▶ What you should do
Keep only the lines where "this" appears.

Source code of charts
━━━━━━━━

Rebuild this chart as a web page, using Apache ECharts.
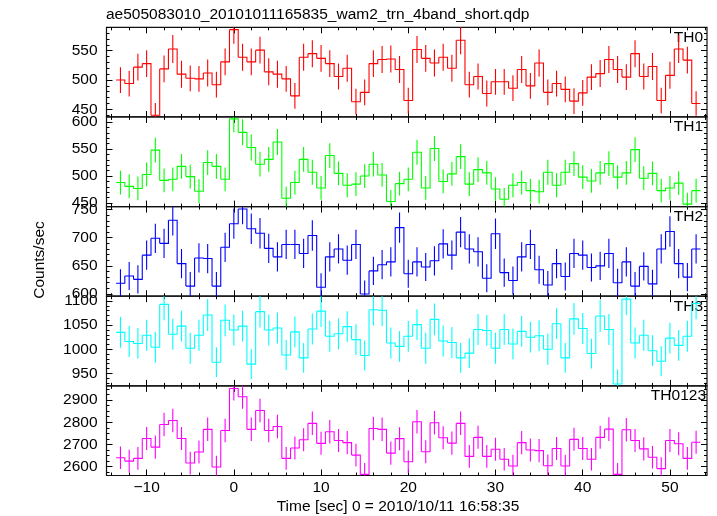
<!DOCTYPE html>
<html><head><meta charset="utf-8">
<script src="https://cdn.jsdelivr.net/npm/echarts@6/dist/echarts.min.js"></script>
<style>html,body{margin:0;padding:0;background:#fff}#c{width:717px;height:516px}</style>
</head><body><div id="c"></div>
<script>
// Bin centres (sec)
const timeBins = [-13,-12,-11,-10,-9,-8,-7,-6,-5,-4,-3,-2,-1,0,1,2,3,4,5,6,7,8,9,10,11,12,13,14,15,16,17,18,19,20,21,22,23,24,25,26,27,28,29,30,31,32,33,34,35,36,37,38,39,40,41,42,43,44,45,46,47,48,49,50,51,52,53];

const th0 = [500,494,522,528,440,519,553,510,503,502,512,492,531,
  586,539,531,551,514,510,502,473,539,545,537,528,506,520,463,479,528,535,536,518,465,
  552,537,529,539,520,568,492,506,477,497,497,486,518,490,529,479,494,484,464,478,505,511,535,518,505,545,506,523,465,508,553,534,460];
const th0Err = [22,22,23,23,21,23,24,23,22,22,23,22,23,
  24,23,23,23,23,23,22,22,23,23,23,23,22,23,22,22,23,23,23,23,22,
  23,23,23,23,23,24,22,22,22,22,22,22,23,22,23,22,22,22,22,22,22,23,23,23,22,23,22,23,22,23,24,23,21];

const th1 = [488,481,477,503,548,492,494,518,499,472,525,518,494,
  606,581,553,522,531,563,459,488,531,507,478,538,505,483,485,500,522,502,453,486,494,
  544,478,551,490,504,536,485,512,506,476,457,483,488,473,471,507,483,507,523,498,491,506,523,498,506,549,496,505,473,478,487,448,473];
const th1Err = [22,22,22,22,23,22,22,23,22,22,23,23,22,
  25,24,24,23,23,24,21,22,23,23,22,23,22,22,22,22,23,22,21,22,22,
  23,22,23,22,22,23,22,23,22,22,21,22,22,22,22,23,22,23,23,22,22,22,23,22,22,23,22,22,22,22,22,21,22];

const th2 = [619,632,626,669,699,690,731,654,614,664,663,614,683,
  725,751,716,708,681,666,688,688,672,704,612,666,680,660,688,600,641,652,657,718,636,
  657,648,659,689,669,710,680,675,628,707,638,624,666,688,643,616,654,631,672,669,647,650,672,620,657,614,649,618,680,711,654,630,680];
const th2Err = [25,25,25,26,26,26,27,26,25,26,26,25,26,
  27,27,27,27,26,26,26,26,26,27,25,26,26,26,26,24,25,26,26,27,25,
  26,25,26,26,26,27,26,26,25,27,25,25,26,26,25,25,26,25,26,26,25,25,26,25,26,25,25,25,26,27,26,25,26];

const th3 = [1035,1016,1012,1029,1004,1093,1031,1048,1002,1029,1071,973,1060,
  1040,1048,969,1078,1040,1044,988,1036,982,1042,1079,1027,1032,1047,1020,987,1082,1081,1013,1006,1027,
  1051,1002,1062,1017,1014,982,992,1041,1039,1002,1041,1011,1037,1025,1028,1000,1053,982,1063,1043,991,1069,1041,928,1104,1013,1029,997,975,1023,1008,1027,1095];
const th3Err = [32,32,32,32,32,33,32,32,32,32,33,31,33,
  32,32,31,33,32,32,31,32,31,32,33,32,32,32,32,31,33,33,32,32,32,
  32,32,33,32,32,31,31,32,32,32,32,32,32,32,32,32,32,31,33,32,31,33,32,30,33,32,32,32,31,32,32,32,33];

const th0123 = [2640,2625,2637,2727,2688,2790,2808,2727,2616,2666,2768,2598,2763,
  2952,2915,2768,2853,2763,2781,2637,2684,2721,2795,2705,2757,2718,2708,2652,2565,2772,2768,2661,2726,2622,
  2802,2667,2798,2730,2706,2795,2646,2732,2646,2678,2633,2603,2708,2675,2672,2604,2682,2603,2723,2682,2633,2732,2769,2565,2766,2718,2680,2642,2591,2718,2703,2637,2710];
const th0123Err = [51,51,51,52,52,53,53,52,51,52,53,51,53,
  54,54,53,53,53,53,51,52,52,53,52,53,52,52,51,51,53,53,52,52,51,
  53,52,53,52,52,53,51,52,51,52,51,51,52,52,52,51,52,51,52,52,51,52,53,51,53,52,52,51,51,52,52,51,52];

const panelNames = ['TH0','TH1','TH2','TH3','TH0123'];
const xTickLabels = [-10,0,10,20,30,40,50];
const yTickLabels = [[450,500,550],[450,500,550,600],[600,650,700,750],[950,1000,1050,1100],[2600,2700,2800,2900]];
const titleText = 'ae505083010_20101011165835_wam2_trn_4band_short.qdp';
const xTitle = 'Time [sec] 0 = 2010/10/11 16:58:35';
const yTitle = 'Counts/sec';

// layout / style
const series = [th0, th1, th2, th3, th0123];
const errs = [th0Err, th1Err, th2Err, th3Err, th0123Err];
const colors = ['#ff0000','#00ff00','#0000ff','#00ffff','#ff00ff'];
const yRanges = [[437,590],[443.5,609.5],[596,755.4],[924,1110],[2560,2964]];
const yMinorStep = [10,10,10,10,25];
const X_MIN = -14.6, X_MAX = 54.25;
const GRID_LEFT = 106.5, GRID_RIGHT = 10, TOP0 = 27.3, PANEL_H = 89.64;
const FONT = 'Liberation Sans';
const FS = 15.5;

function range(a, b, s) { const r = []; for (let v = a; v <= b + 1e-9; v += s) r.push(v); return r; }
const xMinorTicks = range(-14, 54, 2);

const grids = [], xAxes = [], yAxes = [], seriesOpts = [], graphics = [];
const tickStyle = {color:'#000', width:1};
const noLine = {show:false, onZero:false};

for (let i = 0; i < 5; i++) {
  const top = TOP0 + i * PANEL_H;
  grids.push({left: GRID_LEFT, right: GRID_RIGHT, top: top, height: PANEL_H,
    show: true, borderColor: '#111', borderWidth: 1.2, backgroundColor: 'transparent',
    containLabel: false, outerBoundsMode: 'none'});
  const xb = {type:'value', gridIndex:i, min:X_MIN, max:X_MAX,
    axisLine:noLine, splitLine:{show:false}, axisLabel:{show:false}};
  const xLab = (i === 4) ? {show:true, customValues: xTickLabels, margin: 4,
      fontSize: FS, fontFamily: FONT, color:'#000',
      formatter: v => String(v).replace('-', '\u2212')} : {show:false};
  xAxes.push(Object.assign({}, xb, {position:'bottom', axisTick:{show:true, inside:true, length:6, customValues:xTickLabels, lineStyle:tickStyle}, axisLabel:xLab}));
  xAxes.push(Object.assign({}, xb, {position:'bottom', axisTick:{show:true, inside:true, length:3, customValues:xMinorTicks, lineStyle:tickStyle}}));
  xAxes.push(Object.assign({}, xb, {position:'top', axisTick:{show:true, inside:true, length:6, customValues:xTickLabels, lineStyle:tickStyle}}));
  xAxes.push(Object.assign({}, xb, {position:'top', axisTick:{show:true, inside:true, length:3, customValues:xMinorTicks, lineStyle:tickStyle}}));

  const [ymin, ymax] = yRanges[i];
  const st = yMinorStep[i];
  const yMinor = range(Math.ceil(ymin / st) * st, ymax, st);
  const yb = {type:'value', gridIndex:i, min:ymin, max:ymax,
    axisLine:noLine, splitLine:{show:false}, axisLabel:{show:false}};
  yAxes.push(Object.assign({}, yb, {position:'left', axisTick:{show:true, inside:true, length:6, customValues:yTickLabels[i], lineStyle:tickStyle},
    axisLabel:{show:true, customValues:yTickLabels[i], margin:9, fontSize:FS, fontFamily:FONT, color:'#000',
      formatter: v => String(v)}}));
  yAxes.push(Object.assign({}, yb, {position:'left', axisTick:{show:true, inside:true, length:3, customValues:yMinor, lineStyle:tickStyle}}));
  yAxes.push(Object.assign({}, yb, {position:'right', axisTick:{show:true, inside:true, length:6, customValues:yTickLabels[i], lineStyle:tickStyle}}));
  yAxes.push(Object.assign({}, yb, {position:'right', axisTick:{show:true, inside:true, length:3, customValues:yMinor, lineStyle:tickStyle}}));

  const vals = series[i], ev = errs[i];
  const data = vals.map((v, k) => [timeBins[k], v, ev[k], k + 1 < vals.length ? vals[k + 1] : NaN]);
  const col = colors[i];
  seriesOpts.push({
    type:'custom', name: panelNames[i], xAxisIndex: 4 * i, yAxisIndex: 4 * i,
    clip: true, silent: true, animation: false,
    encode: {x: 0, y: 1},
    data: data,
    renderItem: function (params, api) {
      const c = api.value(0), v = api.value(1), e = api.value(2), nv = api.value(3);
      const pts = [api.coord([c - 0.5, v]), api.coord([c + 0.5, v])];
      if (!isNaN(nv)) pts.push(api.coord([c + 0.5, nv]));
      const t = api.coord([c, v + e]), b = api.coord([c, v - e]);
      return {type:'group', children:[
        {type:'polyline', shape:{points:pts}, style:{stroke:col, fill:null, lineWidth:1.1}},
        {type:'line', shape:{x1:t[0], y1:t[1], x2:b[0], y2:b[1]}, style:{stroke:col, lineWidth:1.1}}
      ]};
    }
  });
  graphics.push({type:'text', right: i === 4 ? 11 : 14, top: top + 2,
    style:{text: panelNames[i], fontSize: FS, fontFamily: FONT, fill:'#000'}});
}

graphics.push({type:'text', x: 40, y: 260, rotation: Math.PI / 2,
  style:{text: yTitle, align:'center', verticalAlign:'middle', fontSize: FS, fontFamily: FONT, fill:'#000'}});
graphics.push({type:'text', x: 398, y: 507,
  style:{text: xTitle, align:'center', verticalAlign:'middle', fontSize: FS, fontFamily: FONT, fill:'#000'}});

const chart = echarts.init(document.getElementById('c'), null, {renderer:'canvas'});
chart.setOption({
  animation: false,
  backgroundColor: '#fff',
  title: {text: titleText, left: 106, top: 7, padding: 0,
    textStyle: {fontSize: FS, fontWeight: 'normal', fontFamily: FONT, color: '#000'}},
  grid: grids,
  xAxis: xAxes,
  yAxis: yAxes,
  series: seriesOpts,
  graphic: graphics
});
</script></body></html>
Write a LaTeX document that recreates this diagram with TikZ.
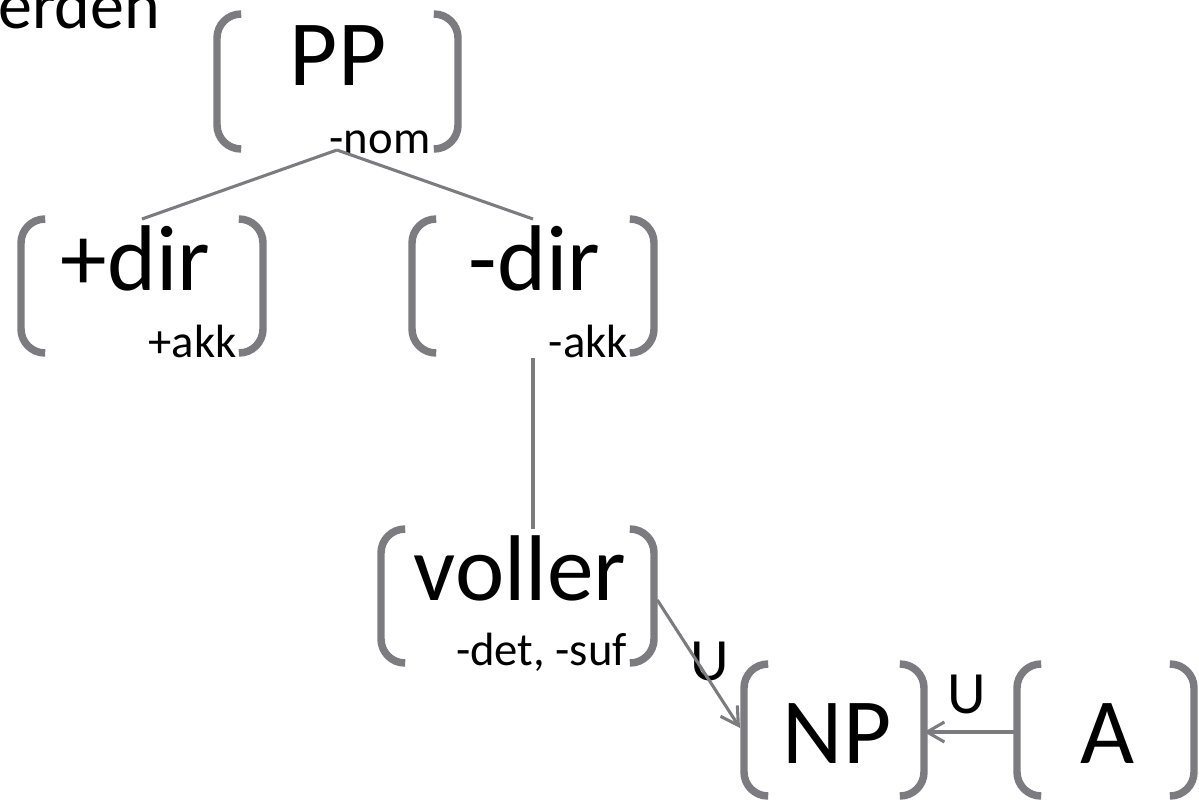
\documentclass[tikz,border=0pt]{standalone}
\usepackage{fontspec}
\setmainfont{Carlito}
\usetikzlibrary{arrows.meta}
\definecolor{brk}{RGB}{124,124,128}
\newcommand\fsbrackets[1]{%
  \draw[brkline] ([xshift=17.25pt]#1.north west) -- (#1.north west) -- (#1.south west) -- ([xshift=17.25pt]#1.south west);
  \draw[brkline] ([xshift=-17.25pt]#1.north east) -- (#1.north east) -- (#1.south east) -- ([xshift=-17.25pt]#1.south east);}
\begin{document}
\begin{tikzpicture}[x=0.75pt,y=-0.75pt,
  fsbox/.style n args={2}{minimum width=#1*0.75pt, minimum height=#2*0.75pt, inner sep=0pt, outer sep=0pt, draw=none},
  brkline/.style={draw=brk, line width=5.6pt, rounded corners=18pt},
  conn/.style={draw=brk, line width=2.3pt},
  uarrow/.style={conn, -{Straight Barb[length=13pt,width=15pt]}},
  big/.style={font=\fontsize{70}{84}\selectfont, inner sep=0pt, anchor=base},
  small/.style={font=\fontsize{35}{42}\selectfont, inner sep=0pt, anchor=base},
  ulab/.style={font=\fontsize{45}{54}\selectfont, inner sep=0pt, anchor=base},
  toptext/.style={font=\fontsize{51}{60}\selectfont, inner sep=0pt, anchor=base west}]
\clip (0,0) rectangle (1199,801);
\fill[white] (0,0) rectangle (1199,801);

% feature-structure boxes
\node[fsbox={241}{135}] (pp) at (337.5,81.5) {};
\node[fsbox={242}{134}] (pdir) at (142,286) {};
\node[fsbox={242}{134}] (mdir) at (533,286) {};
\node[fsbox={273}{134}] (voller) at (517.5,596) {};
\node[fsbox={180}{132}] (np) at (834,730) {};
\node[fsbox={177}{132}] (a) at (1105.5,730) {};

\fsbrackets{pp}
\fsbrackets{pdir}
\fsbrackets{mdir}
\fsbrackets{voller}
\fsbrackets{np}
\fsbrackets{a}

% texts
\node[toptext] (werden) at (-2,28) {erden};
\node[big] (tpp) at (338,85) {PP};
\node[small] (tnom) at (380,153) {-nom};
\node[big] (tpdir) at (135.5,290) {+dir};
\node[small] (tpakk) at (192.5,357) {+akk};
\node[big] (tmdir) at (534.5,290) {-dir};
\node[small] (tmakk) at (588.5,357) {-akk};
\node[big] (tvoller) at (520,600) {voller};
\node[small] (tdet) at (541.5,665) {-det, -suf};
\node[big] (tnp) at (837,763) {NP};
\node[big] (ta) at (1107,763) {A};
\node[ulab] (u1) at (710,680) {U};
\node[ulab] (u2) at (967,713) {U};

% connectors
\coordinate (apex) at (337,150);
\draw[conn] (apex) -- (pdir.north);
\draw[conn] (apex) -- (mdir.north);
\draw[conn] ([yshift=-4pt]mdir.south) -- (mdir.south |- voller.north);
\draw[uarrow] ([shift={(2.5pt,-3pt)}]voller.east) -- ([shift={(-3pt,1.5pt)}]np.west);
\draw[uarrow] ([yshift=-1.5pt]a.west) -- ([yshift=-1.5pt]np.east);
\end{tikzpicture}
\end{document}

━━━━━━━━

▶ Solution
Rebuild this chart as a web page, using Apache ECharts.
Write a LaTeX document that recreates this diagram with TikZ.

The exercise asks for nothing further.